Der Alte sah einen Augenblick starr vor sich hin; dann lachte er ein wenig. »Was nich allens passieren kann! Von diese Geschichte is viel gesnackt worden, abersten als Friederichsen nich wiederkam, da wurde der Sarg auf'n Boden gestellt, und die Wirtschaft ins Haus und auf'n Hof ging weiter. Zuerst hatte Frau Friederichsen woll zwanzig Spezies Belohnung versprochen für den, der ihren Mann wieder brächte; aber kein Mensch fand ihm, und so ging allens allmählich weiter. Weihnachten kam, und denn das Mistfahren, und denn Ostern, und denn die Heuernte, und denn die Weizenernte. Und zwischendurch hatte Frau Friederichsen noch zweimal Sweinslachten gehabt, und die Knechtens und Mädchens hatten ordentlich Speck und Grütze gegessen und viel von das Swein- und Kuhfleisch, das unten in Keller in große Tonnens eingesalzen stand. Und eine große Tonne war da, da hatte Frau Friederichsen die besten Stücke von die Kuh und das Swein in Salzlake gelegt, und da wollte sie in Herbst bei. Abers als ihr Bruder sich aufhängte, weil er nich wußte, ob er sein Geld in Papierens oder in Häusern anlegen sollt, da ging Frau Friederichsen doch an die beste Tonne, weil sie ihrer Swiegerin ein gutes Stück fürs Leichenbier schicken wollt. Abersten da war gar kein Kuhfleisch mehr ein; bloß Jochen Friederichsen, der stand in die Salzlake und war so gut verkonserviert, daß jedermann ihn direktemang erkannte!«

»O Mahlmann, das hatten die Diebe getan!« rief ich entsetzt.

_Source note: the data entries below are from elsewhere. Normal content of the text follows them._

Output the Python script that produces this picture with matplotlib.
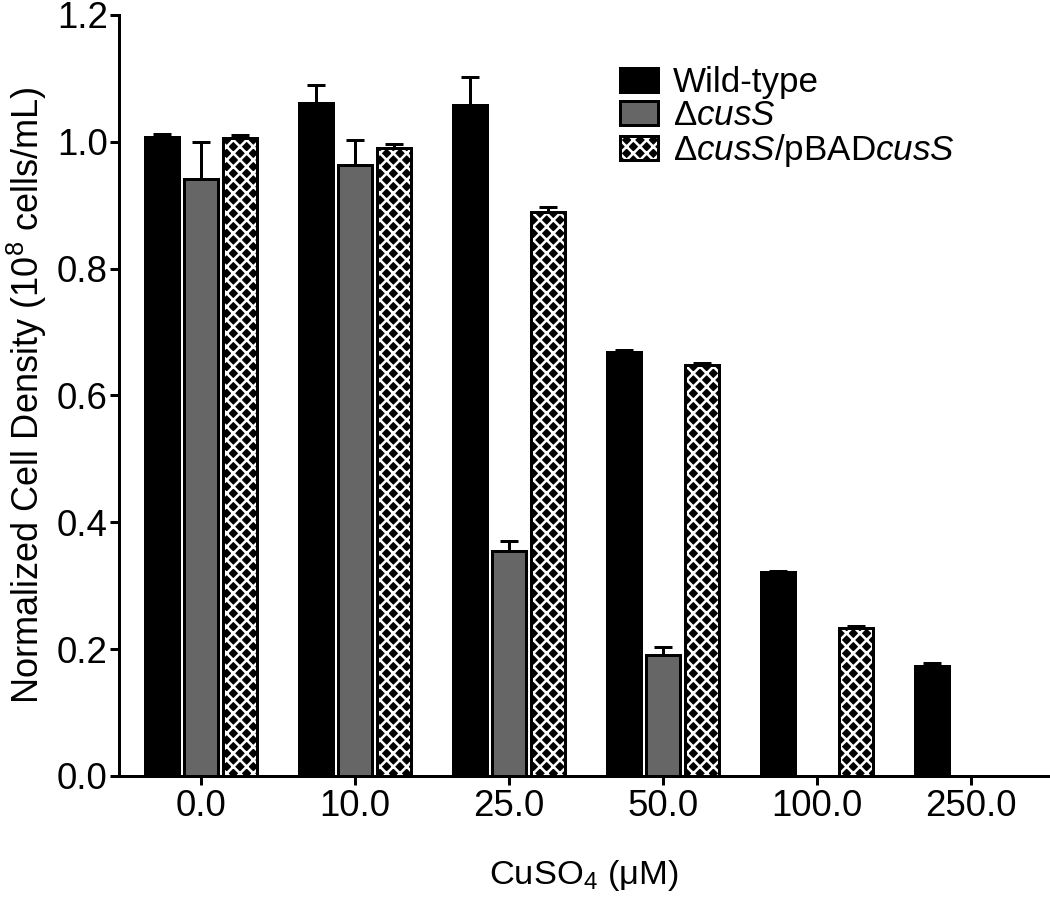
import numpy as np
import matplotlib
matplotlib.use("Agg")
import matplotlib.pyplot as plt
from matplotlib.patches import Patch

# Verdier lest av figuren
konsentrasjon = ["0.0", "10.0", "25.0", "50.0", "100.0", "250.0"]
wt = [1.007, 1.061, 1.058, 0.668, 0.321, 0.174]
wt_err = [0.005, 0.028, 0.044, 0.004, 0.003, 0.004]
delta = [0.941, 0.963, 0.354, 0.191, np.nan, np.nan]
delta_err = [0.058, 0.040, 0.016, 0.013, np.nan, np.nan]
komp = [1.006, 0.990, 0.890, 0.648, 0.233, np.nan]
komp_err = [0.004, 0.007, 0.007, 0.004, 0.003, np.nan]

navn = ["Wild-type", r"$\Delta\mathit{cusS}$", r"$\Delta\mathit{cusS}$/pBAD$\mathit{cusS}$"]

plt.rcParams["font.family"] = "Liberation Sans"
plt.rcParams["mathtext.fontset"] = "custom"
plt.rcParams["mathtext.rm"] = "Liberation Sans"
plt.rcParams["mathtext.it"] = "Liberation Sans:italic"
plt.rcParams["mathtext.default"] = "regular"
plt.rcParams["hatch.linewidth"] = 2.3

dpi = 80
fig = plt.figure(figsize=(1050 / dpi, 897 / dpi), dpi=dpi)
ax = fig.add_axes([0.1133, 0.1349, 0.8848, 0.8484])

x = np.arange(len(konsentrasjon))
b = 0.22
d = 0.253
lw = 2.7


def tegn_feil(pos, verdi, feil):
    verdi = np.array(verdi)
    feil = np.array(feil)
    ok = ~np.isnan(verdi)
    ax.errorbar(pos[ok], verdi[ok], yerr=[np.zeros(ok.sum()), feil[ok]], fmt="none",
                ecolor="black", elinewidth=lw, capsize=8, capthick=lw, zorder=1)


# Villtype
tegn_feil(x - d, wt, wt_err)
ax.bar(x - d, wt, b, color="black", edgecolor="black", linewidth=lw, zorder=2)

# Delta cusS (ingen stolper ved 100 og 250)
tegn_feil(x, delta, delta_err)
dv = np.array(delta)
ok = ~np.isnan(dv)
ax.bar(x[ok], dv[ok], b, color="#666666", edgecolor="black", linewidth=lw, zorder=2)

# Komplementert (skravert)
tegn_feil(x + d, komp, komp_err)
kv = np.array(komp)
ok = ~np.isnan(kv)
ax.bar(x[ok] + d, kv[ok], b, color="black", edgecolor="white", hatch="xx", linewidth=0, zorder=2)
ax.bar(x[ok] + d, kv[ok], b, fill=False, edgecolor="black", linewidth=lw, zorder=3)

ax.set_xlim(-0.53, 5.5)
ax.set_ylim(0, 1.2)
ax.set_yticks(np.arange(0, 1.21, 0.2))
ax.set_yticklabels([f"{v:.1f}" for v in np.arange(0, 1.21, 0.2)])
ax.set_xticks(x)
ax.set_xticklabels(konsentrasjon)
ax.spines["top"].set_visible(False)
ax.spines["right"].set_visible(False)
for s in ["left", "bottom"]:
    ax.spines[s].set_linewidth(lw)
ax.tick_params(axis="both", labelsize=33, width=lw, length=8)
ax.tick_params(axis="y", pad=2)
ax.tick_params(axis="x", pad=4)

ax.set_ylabel(r"Normalized Cell Density (10$^{8}$ cells/mL)", fontsize=32.5, labelpad=7)
ax.set_xlabel(r"CuSO$_{4}$ ($\mu$M)", fontsize=31, labelpad=30)

h1 = Patch(facecolor="black", edgecolor="black", linewidth=lw)
h2 = Patch(facecolor="#666666", edgecolor="black", linewidth=lw)
h3 = (Patch(facecolor="black", edgecolor="white", hatch="xx", linewidth=0),
      Patch(fill=False, edgecolor="black", linewidth=lw))
fig.legend([h1, h2, h3], navn, loc="upper left", bbox_to_anchor=(0.590, 0.926),
           frameon=False, fontsize=31.5, handlelength=1.09, handleheight=0.66,
           handletextpad=0.43, labelspacing=0.0, borderpad=0, borderaxespad=0)

fig.savefig("out.png", dpi=dpi)
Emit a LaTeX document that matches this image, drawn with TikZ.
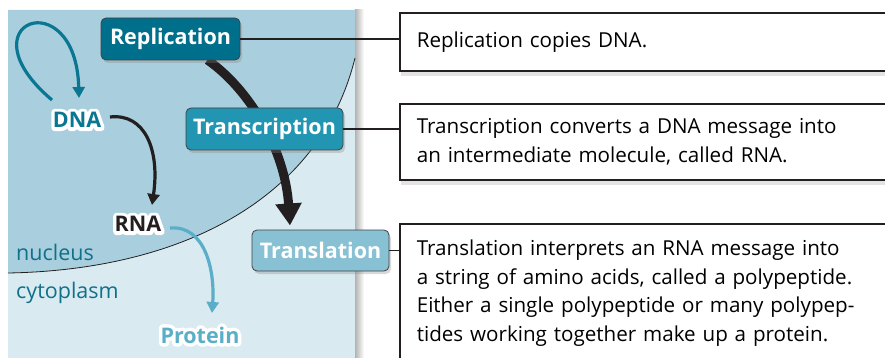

Der Erzähler sah mich listig an. »Da weiß ich nix von, Kind! Ich bin nich beigewesen, als sie ihm fanden; abersten die Leutens sagen, daß Frau Fliederichsen beswiemelt war, als sie ihren Mann mit einmal wiedergefunden hat. Ja, so sind die Weibers! Erst schreien sie, wenn einer tot bleibt; und wenn sie ihm wieder finden, dann mögen sie das auch nich! Abers sonsten war die Frau ganz vernünftig geworden. Als ich hinging und fragte, ob ich nu nich ein büschen Leichenwach halten sollt bei Herrn Friederichsen, da is sie ganz manierlich gewesen, hat mich ein paar Spezies geschenkt und ein paar dicke Würste. Und was so gute Freunde von mich gewesen sind, die haben auch allerlei gekriegt; abers gewacht haben wir nich. Die Familie hat gemeint, wir sollten uns man nich in Ungelegenheiten setzen, und Friederichsen is flink eingegraben worden. Das is ümmer das beste, wenn man nich soviel Snackerei von ein kleinen Spaß macht; das hätten sie man früher einsehen sollen!«

Als ich Mahlmann jetzt den geräucherten Aal verehrte, war er sehr befriedigt und versprach mir noch eine schöne Geschichte zu erzählen, wenn ich ihm bald wieder etwas Gutes brächte. Dieses Versprechen hat er auch gehalten. Aber die Erzählung von dem verschwundenen Herrn Friederichsen wollte er uns niemals wiederholen; aus welchem Grunde, konnten wir nicht erfahren. Später habe ich in alten Akten dieselbe Geschichte wieder gefunden; sie war aber so umständlich und langweilig erzählt, daß ich Mahlmanns Bericht den Vorzug geben möchte. Eines aber ging aus den langweiligen Akten klar hervor, daß unser Freund Mahlmann Herrn Friederichsen in die Salzlake gesteckt, und daß er zu den Leuten gehört hatte, die so viel Gemüt hatten und so schöne Verse dichteten.